Le revers politique s’ajoute au revers social
C’est maintenant l’incertitude sur le plan politique, car aucun parti ne peut former un gouvernement homogène et, malgré plusieurs possibilités de coalition, on voit difficilement quel accord pourrait aboutir à un gouvernement stable. Une grande partie des milieux d’affaires seraient pour une coalition entre l’AKP et le CHP. Visiblement, ce serait aussi la préférence des grandes puissances, entre autres des États-Unis. Mais Erdogan l’acceptera difficilement, et sans doute aussi les dirigeants du CHP. Or Erdogan, en tant que président de la République, n’a que 45 jours pour désigner une personne ou un parti pour former un gouvernement, faute de quoi il faudrait recourir à de nouvelles élections.

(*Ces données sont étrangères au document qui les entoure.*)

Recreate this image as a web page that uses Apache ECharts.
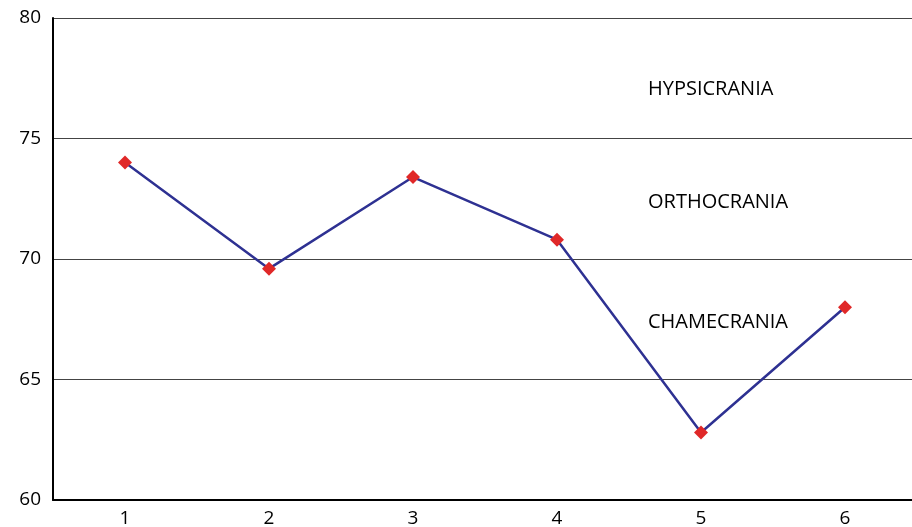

Après des années de stabilité et de toute-puissance de l’AKP, ces élections du 7 juin sont en tout cas un revers politique sérieux pour le parti d’Erdogan. Il s’ajoute à un autre revers, sur le plan social celui-là, même s’il n’en est certainement pas indépendant. Ces dernières semaines, les grèves qui se sont étendues dans le secteur de la métallurgie, à partir de la grève de l’usine Renault de Bursa, ont forcé le patronat à d’importantes concessions. Elles ont montré que les travailleurs n’en sont plus à subir et à se contenter de promesses, et sont de plus en plus prêts à se fier à leur propre action. Pour la bourgeoisie turque, cela pourrait devenir à terme un problème plus grave que celui de l’instabilité éventuelle résultant des élections du 7 juin.